The remote container feature allows to run the editor’s backend inside a docker container, which is readily set up for development.

Quickstart

Clone this repository:

git clone https://github.com/ghga-de/datameta.git

And open the created directory in vscode, for instance like that:

code ./datameta

Install the remote development extension:

  • click on the extensions symbol in the side bar

  • search for Remote Development and install it

To reopen vscode inside the dev container:

  • select View > Command Palette in the dropdown menu

  • then select (or type): Remote-Containers: Reopen in Container

If you are executing this for the first time, the containers will be set up via docker-compose. This might take some time.

Using the container

Once the build is successful, you will be able to use vscode as usual. The workspace will be mounted at /workspace.

However, before you start, you have to first install datameta in edit mode. Just type in the terminal:

dev_install

(this will execute the script at /workspace/docker/dev_install) You only have to run this once (unless you re-build the container or want to re-install datameta).
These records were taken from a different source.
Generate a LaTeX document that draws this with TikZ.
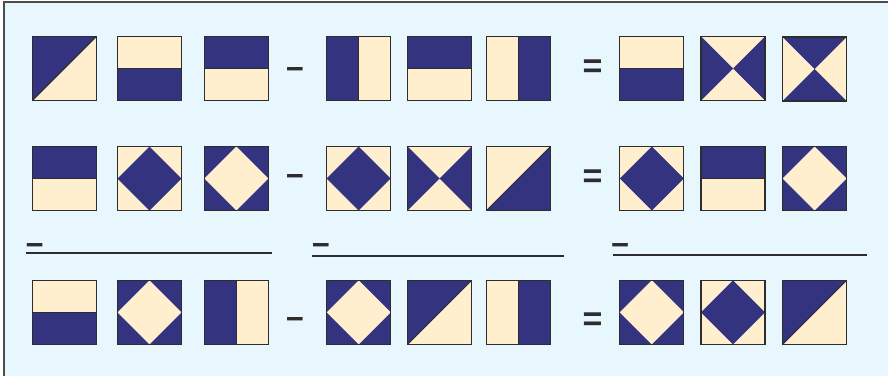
\documentclass[tikz,border=0pt]{standalone}
\usepackage{fontspec}
\setmainfont{Liberation Sans}
\begin{document}
\definecolor{navy}{RGB}{51,51,128}
\definecolor{cream}{RGB}{255,239,207}
\definecolor{bgblue}{RGB}{232,246,254}
\definecolor{edge}{RGB}{45,45,45}
\begin{tikzpicture}[x=1pt,y=-1pt,
  tile/.style={minimum size=64pt, inner sep=0pt, outer sep=0pt, draw=edge, line width=1.3pt, fill=cream},
  splitline/.style={draw=edge, line width=0.8pt},
  hTop/.style={tile, path picture={
     \fill[navy] (path picture bounding box.north west) rectangle (path picture bounding box.east);
     \draw[splitline] (path picture bounding box.west) -- (path picture bounding box.east);}},
  hBot/.style={tile, path picture={
     \fill[navy] (path picture bounding box.west) rectangle (path picture bounding box.south east);
     \draw[splitline] (path picture bounding box.west) -- (path picture bounding box.east);}},
  vLeft/.style={tile, path picture={
     \fill[navy] (path picture bounding box.north west) rectangle (path picture bounding box.south);
     \draw[splitline] (path picture bounding box.north) -- (path picture bounding box.south);}},
  vRight/.style={tile, path picture={
     \fill[navy] (path picture bounding box.north) rectangle (path picture bounding box.south east);
     \draw[splitline] (path picture bounding box.north) -- (path picture bounding box.south);}},
  diagTL/.style={tile, path picture={
     \fill[navy] (path picture bounding box.north west) -- (path picture bounding box.north east) -- (path picture bounding box.south west) -- cycle;
     \draw[splitline] (path picture bounding box.south west) -- (path picture bounding box.north east);}},
  diagBR/.style={tile, path picture={
     \fill[navy] (path picture bounding box.north east) -- (path picture bounding box.south east) -- (path picture bounding box.south west) -- cycle;
     \draw[splitline] (path picture bounding box.south west) -- (path picture bounding box.north east);}},
  xLR/.style={tile, path picture={
     \fill[navy] (path picture bounding box.north west) -- (path picture bounding box.center) -- (path picture bounding box.south west) -- cycle
                 (path picture bounding box.north east) -- (path picture bounding box.center) -- (path picture bounding box.south east) -- cycle;}},
  xTB/.style={tile, path picture={
     \fill[navy] (path picture bounding box.north west) -- (path picture bounding box.center) -- (path picture bounding box.north east) -- cycle
                 (path picture bounding box.south west) -- (path picture bounding box.center) -- (path picture bounding box.south east) -- cycle;}},
  dNavy/.style={tile, path picture={
     \fill[navy] (path picture bounding box.north) -- (path picture bounding box.east) -- (path picture bounding box.south) -- (path picture bounding box.west) -- cycle;}},
  dCream/.style={tile, fill=navy, path picture={
     \fill[cream] (path picture bounding box.north) -- (path picture bounding box.east) -- (path picture bounding box.south) -- (path picture bounding box.west) -- cycle;}},
  minussign/.style={anchor=base, inner sep=0pt, text=edge, font=\bfseries\fontsize{31}{31}\selectfont},
  equalsign/.style={anchor=base, inner sep=0pt, text=edge, font=\bfseries\fontsize{34}{34}\selectfont},
  rule/.style={draw=edge, line width=2pt}
]
\useasboundingbox (0,0) rectangle (888,376);
\fill[bgblue] (4,2) rectangle (888,376);
\draw[black!70, line width=1.2pt] (4,376) -- (4,2) -- (888,2);

% row 1
\node[diagTL] (t11) at (64.5,68.5) {};
\node[hBot]   (t12) at (149.5,68.5) {};
\node[hTop]   (t13) at (236.3,68.5) {};
\node[minussign] (m1) at (295,79.3) {−};
\node[vLeft]  (t14) at (358.7,68.5) {};
\node[hTop]   (t15) at (439.7,68.5) {};
\node[vRight] (t16) at (518.5,68.5) {};
\node[equalsign] (e1) at (592.5,77) {=};
\node[hBot]   (t17) at (651.8,68.5) {};
\node[xLR]    (t18) at (733,68.5) {};
\node[xTB]    (t19) at (814.7,69) {};

% row 2
\node[hTop]   (t21) at (64.5,178.5) {};
\node[dNavy]  (t22) at (149.5,178.5) {};
\node[dCream] (t23) at (236.3,178.5) {};
\node[minussign] (m2) at (295,186.3) {−};
\node[dNavy]  (t24) at (358.7,178.5) {};
\node[xLR]    (t25) at (439.7,178.5) {};
\node[diagBR] (t26) at (518.5,178.5) {};
\node[equalsign] (e2) at (592.5,187.5) {=};
\node[dNavy]  (t27) at (651.8,178.5) {};
\node[hTop]   (t28) at (733,178.5) {};
\node[dCream] (t29) at (814.7,178.5) {};

% rules
\node[minussign] (r1m) at (34.7,255.3) {−};
\node[minussign] (r2m) at (320.8,255.3) {−};
\node[minussign] (r3m) at (620.2,255.3) {−};
\coordinate (r1a) at (25.7,253);
\coordinate (r1b) at (271.7,253);
\coordinate (r2a) at (312,256);
\coordinate (r2b) at (564,256);
\coordinate (r3a) at (613.3,255);
\coordinate (r3b) at (867.3,255);
\draw[rule] (r1a) -- (r1b);
\draw[rule] (r2a) -- (r2b);
\draw[rule] (r3a) -- (r3b);

% row 3
\node[hBot]   (t31) at (64.5,312.3) {};
\node[dCream] (t32) at (149.5,312.3) {};
\node[vLeft]  (t33) at (236.3,312.3) {};
\node[minussign] (m3) at (295,329.6) {−};
\node[dCream] (t34) at (358.7,312.3) {};
\node[diagTL] (t35) at (439.7,312.3) {};
\node[vRight] (t36) at (518.5,312.3) {};
\node[equalsign] (e3) at (592.5,330.5) {=};
\node[dCream] (t37) at (651.8,312.3) {};
\node[dNavy]  (t38) at (733,312.3) {};
\node[diagTL] (t39) at (814.7,312.3) {};
\end{tikzpicture}
\end{document}
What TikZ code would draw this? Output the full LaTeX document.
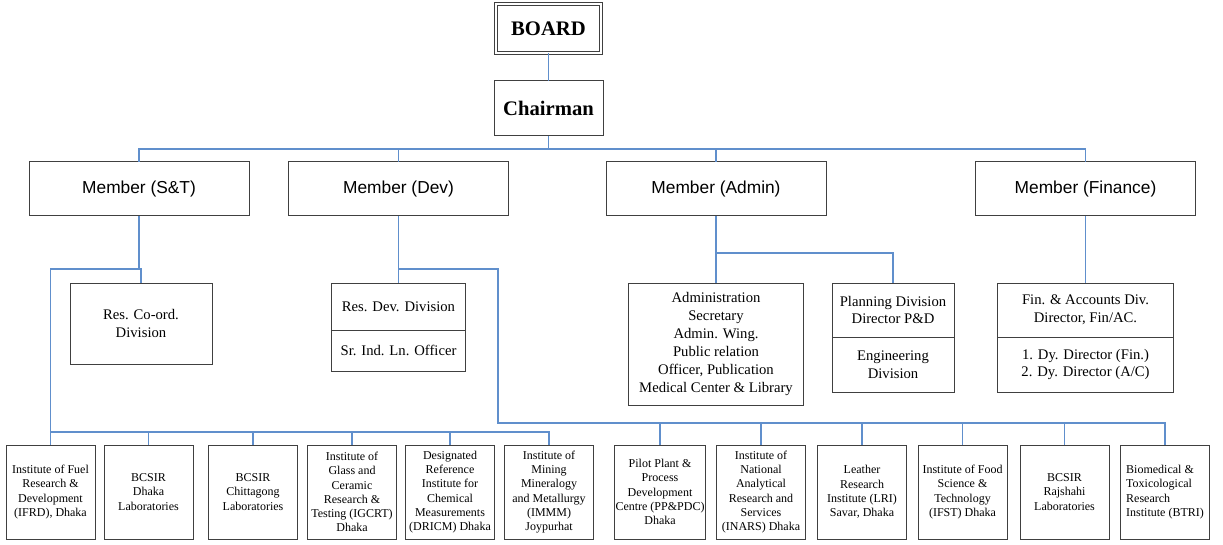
\documentclass[tikz,border=0pt]{standalone}
\usepackage{fontspec}
\setmainfont{Liberation Serif}
\setsansfont{Liberation Sans}
\usetikzlibrary{positioning}
\definecolor{linkblue}{RGB}{96,143,204}

\begin{document}
\begin{tikzpicture}[x=0.75pt, y=-0.75pt,
	box/.style={draw=black!75, line width=0.75pt, inner sep=1pt, outer sep=0pt, align=center},
	member/.style={box, minimum width=220*0.75pt, minimum height=54*0.75pt, font=\sffamily\fontsize{13}{15}\selectfont},
	mid/.style={box, font=\fontsize{11}{13.4}\selectfont},
	inst/.style={box, minimum width=89*0.75pt, minimum height=94*0.75pt, font=\fontsize{9}{10.7}\selectfont},
	link/.style={draw=linkblue, line width=0.8pt}]
				\useasboundingbox (0,0) rectangle (1223,545);
				\node[box, double, double distance=1.5pt, minimum width=105*0.75pt, minimum height=49*0.75pt, font=\bfseries\fontsize{15.5}{18}\selectfont] (board) at (548.5,28.5) {BOARD};
				\node[box, minimum width=109*0.75pt, minimum height=55*0.75pt, font=\bfseries\fontsize{15.5}{18}\selectfont] (chair) at (548.5,108.5) {Chairman};
				\node[member] (mst) at (139,189) {Member (S\&T)};
				\node[member] (mdev) at (398.5,189) {Member (Dev)};
				\node[member] (madm) at (716,189) {Member (Admin)};
				\node[member] (mfin) at (1085.5,189) {Member (Finance)};
				\node[mid, minimum width=142*0.75pt, minimum height=81*0.75pt] (rco) at (141,323.5) {Res. Co-ord.\\Division};
				\node[mid, minimum width=134*0.75pt, minimum height=47*0.75pt] (rdd) at (398.5,306.5) {Res. Dev. Division};
				\node[mid, minimum width=134*0.75pt, minimum height=41*0.75pt, below=0pt of rdd] (sio) {Sr. Ind. Ln. Officer};
				\node[mid, minimum width=175*0.75pt, minimum height=122*0.75pt] (adm) at (716,344) {Administration\\Secretary\\Admin. Wing.\\Public relation\\Officer, Publication\\Medical Center \& Library};
				\node[mid, minimum width=122*0.75pt, minimum height=54*0.75pt] (pln) at (893,310) {Planning Division\\Director P\&D};
				\node[mid, minimum width=122*0.75pt, minimum height=55*0.75pt, below=0pt of pln] (eng) {Engineering\\Division};
				\node[mid, minimum width=176*0.75pt, minimum height=54*0.75pt] (fin) at (1085.5,310) {Fin. \& Accounts Div.\\Director, Fin/AC.};
				\node[mid, minimum width=176*0.75pt, minimum height=55*0.75pt, below=0pt of fin] (dyd) {1. Dy. Director (Fin.)\\2. Dy. Director (A/C)};
				\node[inst] (l1) at (50.5,492) {Institute of Fuel\\Research \&\\Development\\(IFRD), Dhaka};
				\node[inst] (l2) at (148.5,492) {BCSIR\\Dhaka\\Laboratories};
				\node[inst] (l3) at (253,492) {BCSIR\\Chittagong\\Laboratories};
				\node[inst] (l4) at (352,492) {Institute of\\Glass and\\Ceramic\\Research \&\\Testing (IGCRT)\\Dhaka};
				\node[inst] (l5) at (450,492) {Designated\\Reference\\Institute for\\Chemical\\Measurements\\(DRICM) Dhaka};
				\node[inst] (l6) at (549,492) {Institute of\\Mining\\Mineralogy\\and Metallurgy\\(IMMM)\\Joypurhat};
				\node[inst] (r1) at (660,492) {Pilot Plant \&\\Process\\Development\\Centre (PP\&PDC)\\Dhaka};
				\node[inst] (r2) at (761,492) {Institute of\\National\\Analytical\\Research and\\Services\\(INARS) Dhaka};
				\node[inst] (r3) at (862,492) {Leather\\Research\\Institute (LRI)\\Savar, Dhaka};
				\node[inst] (r4) at (962.5,492) {Institute of Food\\Science \&\\Technology\\(IFST) Dhaka};
				\node[inst] (r5) at (1064.5,492) {BCSIR\\Rajshahi\\Laboratories};
				\node[inst, align=left] (r6) at (1165,492) {Biomedical \&\\Toxicological\\Research\\Institute (BTRI)};
				\coordinate (top) at (548.5,149);
				\coordinate (stj) at (141,269);
				\coordinate (dvj) at (498,269);
				\coordinate (adj) at (0,253);
				\coordinate (lbus) at (0,432);
				\coordinate (rbus) at (0,423);
				\draw[link] (board) -- (chair);
				\draw[link] (chair) -- (top);
				\draw[link] (mst) |- (top) -| (mfin);
				\foreach \m in {mdev,madm} \draw[link] (\m) -- (\m |- top);
				\draw[link] (mst) |- (stj) -- (rco);
				\draw[link] (stj) -| (l1);
				\draw[link] (l1 |- lbus) -| (l6);
				\foreach \n in {l2,l3,l4,l5} \draw[link] (\n) -- (\n |- lbus);
				\draw[link] (mdev) -- (rdd);
				\draw[link] (mdev |- dvj) -- (dvj) -- (dvj |- rbus) -| (r6);
				\foreach \n in {r1,r2,r3,r4,r5} \draw[link] (\n) -- (\n |- rbus);
				\draw[link] (madm) -- (adm);
				\draw[link] (madm |- adj) -| (pln);
				\draw[link] (mfin) -- (fin);
			\end{tikzpicture}
\end{document}
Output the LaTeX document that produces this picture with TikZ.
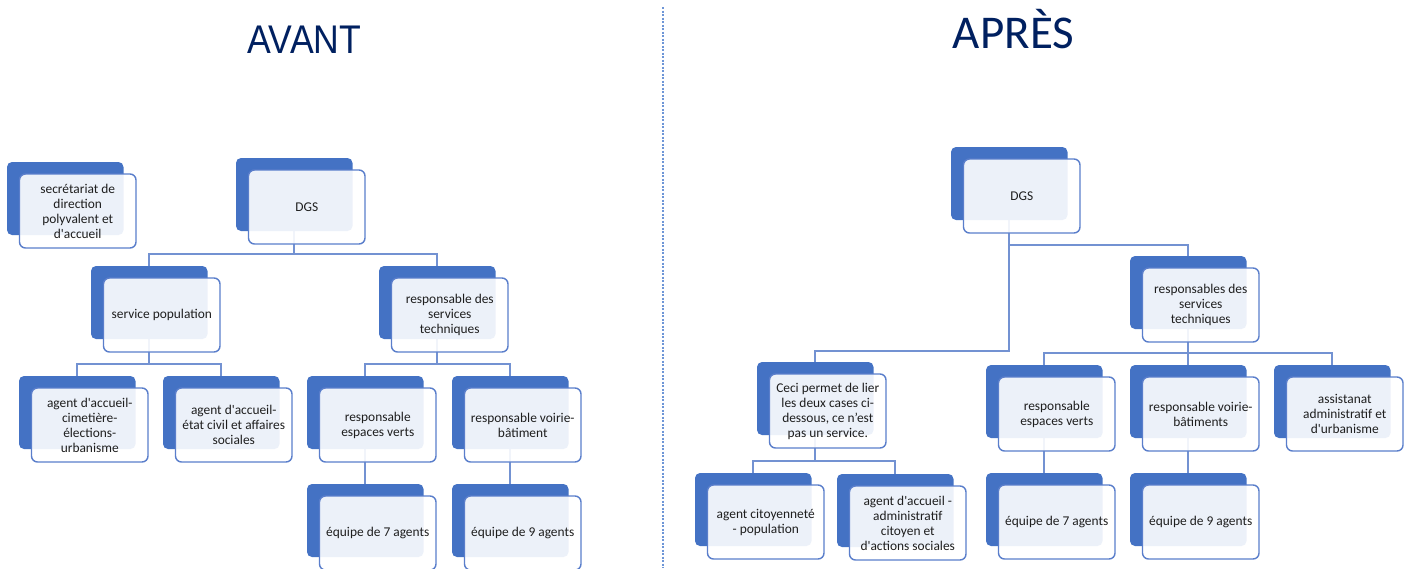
\documentclass[tikz,border=0pt]{standalone}
\usepackage{fontspec}
\setmainfont{Carlito}
\newfontfamily\titlefont{Liberation Sans}[FakeStretch=0.89]
\usetikzlibrary{backgrounds}
\definecolor{accent}{RGB}{68,114,196}
\definecolor{frontline}{RGB}{90,126,203}
\definecolor{conn}{RGB}{115,146,210}
\definecolor{navy}{RGB}{0,32,96}
\definecolor{txt}{RGB}{30,30,30}
\definecolor{divider}{RGB}{110,150,215}
\newcommand\orgbox[4]{%
  \node[backbox] (#1) at (#2,#3) {};
  \node[frontbox] (#1f) at ([xshift=12.5pt,yshift=-12pt]#1.north west) {#4};
}
\begin{document}
\begin{tikzpicture}[x=1pt,y=-1pt,
  backbox/.style={draw=none,fill=accent,rounded corners=5pt,minimum width=116.5pt,minimum height=73pt,anchor=north west,inner sep=0pt,outer sep=0pt},
  frontbox/.style={draw=frontline,line width=1.4pt,fill=white,fill opacity=0.9,text opacity=1,rounded corners=6pt,minimum width=116.5pt,minimum height=74pt,anchor=north west,inner sep=0pt,outer sep=0pt,text=txt,font=\fontsize{13.4}{15}\selectfont,align=center},
  link/.style={draw=conn,line width=1.6pt},
  title/.style={text=navy,anchor=base,inner sep=0pt}]
\useasboundingbox (0,0) rectangle (1411,568);

% titles and divider
\node[title,font=\titlefont\fontsize{40}{40}\selectfont] (avant) at (304.5,53) {AVANT};
\node[title,font=\fontsize{47}{47}\selectfont] (apres) at (1013.5,48) {APRÈS};
\coordinate (divtop) at (663,7);
\coordinate (divbot) at (663,568);
\draw[divider,line width=1.2pt,dash pattern=on 2pt off 1.5pt] (divtop) -- (divbot);

% AVANT
\orgbox{secL}{7}{162}{secrétariat de\\direction\\polyvalent et\\d\textquotesingle{}accueil}
\orgbox{dgsL}{236}{158}{DGS}
\orgbox{popL}{91}{266}{service population}
\orgbox{rstL}{379}{266}{responsable des\\services\\techniques}
\orgbox{agA}{19}{376}{agent d\textquotesingle{}accueil-\\cimetière-\\élections-\\urbanisme}
\orgbox{agB}{163}{376}{agent d\textquotesingle{}accueil-\\état civil et affaires\\sociales}
\orgbox{revL}{307}{376}{responsable\\espaces verts}
\orgbox{rvbL}{452}{376}{responsable voirie-\\bâtiment}
\orgbox{eqsL}{307}{484}{équipe de 7 agents}
\orgbox{eqnL}{452}{484}{équipe de 9 agents}

% APRES
\orgbox{dgsR}{951}{147}{DGS}
\orgbox{rstR}{1130}{256}{responsables des\\services\\techniques}
\orgbox{ceci}{757}{362}{Ceci permet de lier\\les deux cases ci-\\dessous, ce n’est\\pas un service.}
\orgbox{cit}{695}{473}{agent citoyenneté\\- population}
\orgbox{acc}{837}{474}{agent d\textquotesingle{}accueil -\\administratif\\citoyen et\\d\textquotesingle{}actions sociales}
\orgbox{revR}{986}{365}{responsable\\espaces verts}
\orgbox{rvbR}{1130}{365}{responsable voirie-\\bâtiments}
\orgbox{asR}{1274}{365}{assistanat\\administratif et\\d\textquotesingle{}urbanisme}
\orgbox{eqsR}{986}{473}{équipe de 7 agents}
\orgbox{eqnR}{1130}{473}{équipe de 9 agents}

\coordinate (hLa) at (0,254);
\coordinate (hLb) at (0,364);
\coordinate (hRa) at (0,245);
\coordinate (hRb) at (0,351);
\coordinate (hRc) at (0,353);
\coordinate (hRd) at (0,461);

\begin{scope}[on background layer]
\fill[white] (0,0) rectangle (1411,568);
% AVANT connectors
\draw[link] (dgsL.south) -- (dgsL.south |- hLa);
\draw[link] (popL.north) -- (popL.north |- hLa) -- (rstL.north |- hLa) -- (rstL.north);
\draw[link] (popL.south) -- (popL.south |- hLb);
\draw[link] (agA.north) -- (agA.north |- hLb) -- (agB.north |- hLb) -- (agB.north);
\draw[link] (rstL.south) -- (rstL.south |- hLb);
\draw[link] (revL.north) -- (revL.north |- hLb) -- (rvbL.north |- hLb) -- (rvbL.north);
\draw[link] (revL.south) -- (eqsL.north);
\draw[link] (rvbL.south) -- (eqnL.north);
% APRES connectors
\draw[link] (dgsR.south) -- (dgsR.south |- hRb) -- (ceci.north |- hRb) -- (ceci.north);
\draw[link] (dgsR.south |- hRa) -- (rstR.north |- hRa) -- (rstR.north);
\draw[link] (rstR.south) -- (rstR.south |- hRc);
\draw[link] (revR.north) -- (revR.north |- hRc) -- (asR.north |- hRc) -- (asR.north);
\draw[link] (rvbR.north) -- (rvbR.north |- hRc);
\draw[link] (ceci.south) -- (ceci.south |- hRd);
\draw[link] (cit.north) -- (cit.north |- hRd) -- (acc.north |- hRd) -- (acc.north);
\draw[link] (revR.south) -- (eqsR.north);
\draw[link] (rvbR.south) -- (eqnR.north);
\end{scope}
\end{tikzpicture}
\end{document}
Every time you would like to deploy datameta, just type:

dev_launcher

(this will execute the script at /workspace/docker/dev_launcher)

The frontend should be available at http://localhost:8080/ in your browser.

Configuration

Any configuration regarding the dev container environment can be found at /.devcontainer.

The environment includes a few useful vscode extensions out of the box. If you find a extension that might be of use to everybody, feel free to add it to the /.devcontainer/devcontainer.json.

For general information on this vscode feature please look here.